Putting It All Together

So what’s the takeaway here? Cummins India is not a flashy business. It’s not in fintech or electric vehicles or anything that makes for exciting dinner-party conversation. It makes diesel and natural gas engines, generators, filtration systems, and related components for the industrial, infrastructure, and power generation segments of the Indian economy. It’s deeply embedded in India’s core economic infrastructure — the kind of company that becomes more relevant, not less, as the economy grows and urbanises and the demand for reliable power and industrial capacity increases.

FY2026 showed that the underlying demand environment remained strong. Revenue grew at double digits. Profits grew faster than revenue. Cash generation was robust. The dividend was stepped up meaningfully. The auditors gave a clean opinion. The Board reappointed its auditors for continuity. There was no major debt build-up, no alarming governance surprises, no dramatic one-offs obscuring the real picture. What there was, instead, was a company executing consistently on a business model that clearly works.

One small thing I find personally telling: the Board meeting on May 27 ran from 12:30 to 13:55 — barely 85 minutes to review and approve audited financial results, dividend recommendations, AGM scheduling, auditor reappointments, and scrutinizer appointments.

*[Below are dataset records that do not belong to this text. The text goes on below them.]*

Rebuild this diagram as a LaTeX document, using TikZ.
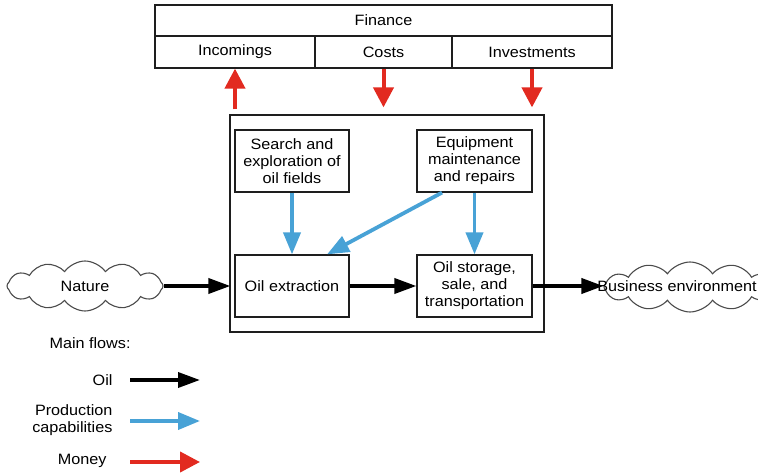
\documentclass[tikz,border=0pt]{standalone}
\usepackage{fontspec}
\setmainfont[FakeStretch=1.08]{Liberation Sans}
\usetikzlibrary{shapes.symbols,arrows.meta,calc}
\definecolor{flowblue}{RGB}{72,162,214}
\definecolor{flowred}{RGB}{226,42,32}
\definecolor{frame}{RGB}{30,30,30}
\begin{document}
\begin{tikzpicture}[x=1pt,y=-1pt,
  font=\fontsize{15}{17}\selectfont,
  box/.style={draw=frame,line width=1.2pt,rectangle,inner sep=0pt,align=center},
  cell/.style={box,minimum height=32pt},
  cloudy/.style={draw=frame!80,line width=1.1pt,cloud,cloud puffs=12,cloud puff arc=110,
                 aspect=3,minimum width=#1,minimum height=50pt,inner sep=0pt},
  oilflow/.style={line width=3.6pt,-{Triangle[length=22pt,width=15pt]}},
  capflow/.style={line width=3.8pt,flowblue,-{Triangle[length=22pt,width=17pt]}},
  cashflow/.style={line width=4pt,flowred,-{Triangle[length=20pt,width=20pt]}},
  legendtext/.style={anchor=east,align=right}
]
\clip (0,0) rectangle (758,473);

% finance table
\node[box,minimum width=457pt,minimum height=31pt] (finance) at (383.5,20.5) {Finance};
\node[cell,minimum width=160pt] (incomings) at (235,52) {Incomings};
\node[cell,minimum width=137pt] (costs) at (383.5,52) {Costs};
\node[cell,minimum width=160pt] (investments) at (532,52) {Investments};

% enterprise frame and activities
\node[box,minimum width=314pt,minimum height=217pt] (main) at (387,223.5) {};
\node[box,minimum width=114pt,minimum height=62pt] (search) at (292,161) {Search and\\exploration of\\oil fields};
\node[box,minimum width=115pt,minimum height=62pt] (equip) at (474.5,161) {Equipment\\maintenance\\and repairs};
\node[box,minimum width=114pt,minimum height=62pt] (extract) at (292,286) {Oil extraction};
\node[box,minimum width=115pt,minimum height=62pt] (store) at (474.5,286) {Oil storage,\\sale, and\\transportation};

% surroundings
\node[cloudy=156pt] (nature) at (85,286) {Nature};
\node[cloudy=172pt] (bizcloud) at (690,287) {};
\node (biz) at (677,286) {Business environment};

% money flows
\draw[cashflow] ([yshift=5pt]main.north -| incomings) -- (incomings.south);
\draw[cashflow] (costs.south) -- ([yshift=7pt]main.north -| costs);
\draw[cashflow] (investments.south) -- ([yshift=7pt]main.north -| investments);

% production capabilities
\draw[capflow] (search.south) -- (extract.north);
\draw[capflow] (equip.south) -- (store.north);
\draw[capflow] ([xshift=-32.5pt]equip.south) -- ([xshift=35pt]extract.north);

% oil flows
\draw[oilflow] (nature.east) -- ([xshift=-4pt]extract.west);
\draw[oilflow] (extract.east) -- (store.west);
\draw[oilflow] (store.east) -- (bizcloud.west |- store.east);

% legend
\node[anchor=west] (flows) at (46,343) {Main flows:};
\node[legendtext] (loil) at (116,380) {Oil};
\node[legendtext,font=\fontsize{15}{16.5}\selectfont] (lcap) at (116,420) {Production\\capabilities};
\node[legendtext] (lmoney) at (110,461) {Money};
\coordinate (oa) at (130,380); \coordinate (ob) at (200,380);
\coordinate (ca) at (130,421); \coordinate (cb) at (200,421);
\coordinate (ma) at (130,462); \coordinate (mb) at (200,462);
\draw[oilflow] (oa) -- (ob);
\draw[capflow] (ca) -- (cb);
\draw[cashflow] (ma) -- (mb);
\end{tikzpicture}
\end{document}
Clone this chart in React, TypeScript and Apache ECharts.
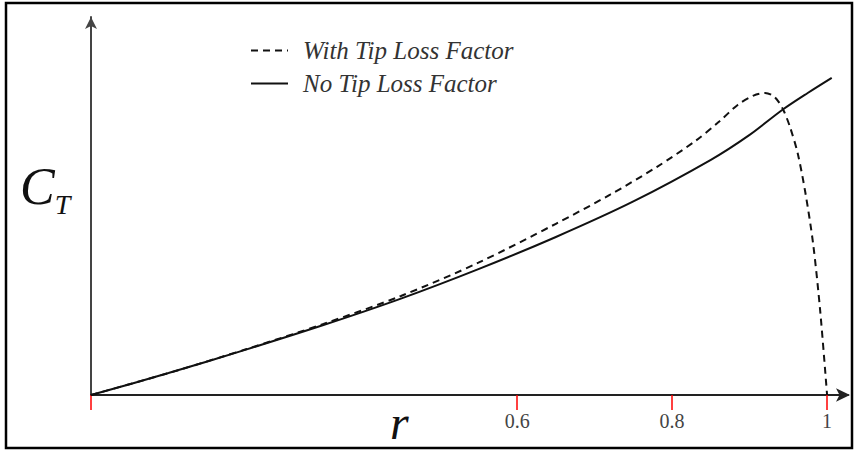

That’s either a sign of a very well-prepared board that does its pre-reading seriously, or a very efficient management team, or both. For a company of this size and complexity, eighty-five minutes suggests that there were no nasty surprises in the room.

The year ahead holds its own uncertainties — macroeconomic headwinds, global supply chain shifts, the still-evolving implementation of the new labour codes, and the usual unpredictability of infrastructure-linked demand cycles. But Cummins India enters FY27 with strong fundamentals, a healthy balance sheet, a growing cash position, and management that has earned some credit for consistent delivery. Sometimes the quiet, unglamorous companies are exactly the ones worth paying close attention to.